For the less technologically initiated, it is amazing to watch the central character, June (Storm Reid), aged 18, at her computer, seen going to the airport to meet her mother returning from a trip to Colombia, and her not returning, and the audience becoming more involved with her searching, finding the hotel, trying to check out the surveillance footage, hiring an investigator in Colombia, making contact with the embassy, with the FBI, with the police. Her fingers move quickly over her keyboard but also touching her screen, the range of icons, bringing up views of the foreign country, linking into websites, typing English onto her screen and clicking for instant Spanish translation, going into all kinds of websites, bank accounts, using a range of passwords, and finding video data on dating sites.
Which means that there is no lack of action in the film, but we watch it on the variety of screens. Even action within the screen is devised so that there are reflections, angles, so that it is not simply June sitting at her computer.
In fact, initially there are a couple of surprises. Then there is a twist. Then there is another twist. And yet another, keeping the audience puzzled and interested.
Most of us would not like all our films, all our thrillers, to be filmed in this way – we need breathing space and the camera having room to move. However, in its way, Missing is quite successful.
- The direct title? Audience enjoyment of the abduction plot? Thriller conventions? Plot twists?
- Start of the film, IT, computer screens, phone screens, surveillance cameras, television news? The audience spending the time watching screens on the big screen? The effect the concentration? The effect of the limits of the screens, action within the screens? The musical score?
- Computer literacy, the younger generation, June at 18, her expertise, fingers over the keys, the various icons, making connections, bringing up instant translations, international connections, views of international locations, connecting with the police, the FBI? The impact for the younger audiences, identification? For older audiences, mixture of admiration and bewilderment?
- The introduction to June, her mother and father, the videos, the bond between father and daughter, his bleeding nose, this being clipped from the video archive? The impression for the audience on father and family relationships?
- 10 years later, June as a typical teenager, reacting against her mother, Junebug, her mother and her demands? Her mother and the relationship with Kevin, the outings, June’s reaction? The decision to go on a trip to Colombia? The relationship between Kevin and the mother, love?

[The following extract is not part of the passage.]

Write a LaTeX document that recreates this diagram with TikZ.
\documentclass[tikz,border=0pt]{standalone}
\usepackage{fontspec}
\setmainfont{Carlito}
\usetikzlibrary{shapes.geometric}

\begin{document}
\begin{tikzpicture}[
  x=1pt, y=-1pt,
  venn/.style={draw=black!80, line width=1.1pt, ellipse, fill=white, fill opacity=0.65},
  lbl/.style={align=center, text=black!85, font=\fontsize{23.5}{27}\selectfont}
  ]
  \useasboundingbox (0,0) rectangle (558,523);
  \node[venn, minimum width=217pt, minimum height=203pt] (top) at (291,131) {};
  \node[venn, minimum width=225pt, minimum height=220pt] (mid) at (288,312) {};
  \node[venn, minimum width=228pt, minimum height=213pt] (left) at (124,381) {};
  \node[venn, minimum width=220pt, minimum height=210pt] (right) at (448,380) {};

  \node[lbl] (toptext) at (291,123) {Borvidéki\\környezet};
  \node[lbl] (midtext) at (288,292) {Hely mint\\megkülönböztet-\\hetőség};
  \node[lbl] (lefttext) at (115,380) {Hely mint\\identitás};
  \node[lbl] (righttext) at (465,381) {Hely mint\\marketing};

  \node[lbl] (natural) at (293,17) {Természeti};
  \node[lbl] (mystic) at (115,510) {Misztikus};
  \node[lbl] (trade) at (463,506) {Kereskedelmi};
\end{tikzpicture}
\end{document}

- The mother not returning, June waiting at the airport, her concern, going online, the details of the online investigation, the advertisements for investigations in Colombia, Jave at eight dollars an hour, talking with him, the commission, the relationship between them, his bike, going to the hotel, searching the shops, finding the lock? The story of his son’s alienation? June and her response, the bad response, later contacting him?
- Connections with the hotel, language issues, bringing up translations on her screen, issues of surveillance cameras and reusing them, with the FBI, the Embassy in Colombia, the timing, efforts made, investigations, legislation, FBI and Colombia and limitations?
- The details of going into websites, dating websites, bank accounts, passwords, getting video? The plot developed by the sequences from dating websites?
- June, her friend, Veena, the help? Tracking down Jimmy, his story about Kevin, the discovery of Kevin’s record, the conman and women, Rachel, her disappearing from her job for two weeks? Then the footage of Kevin and her mother, on the bridge, the proposal? Her going to the vehicle, the abduction, the game?
- The various twists satisfying thriller fans, the role of the mother and the abduction, engineering, Kevin’s role, then his being shot at the border, the discovery of Rachel returning, her being in the video substituting the mother? The mother still in LA? The friend, contact with her, investigations, June going to her office, her death?
- The mysterious background of her mother, no records? Then the arrival of her father at the door, she thinking he was long dead? The revelation about his being in prison, the contact with Kevin?
- The father, his drug background, prison, release, the mother, in hiding, taken, confined, the father taking June? Reunited with her mother? The mother shot, stabbing her husband? 911, the police, ambulance?
- The unravelling of the truth, the husband seeking mother and daughter for 10 years, his motivations?
- The resolution, happy ending? And Jave and his son reconciled in Colombia?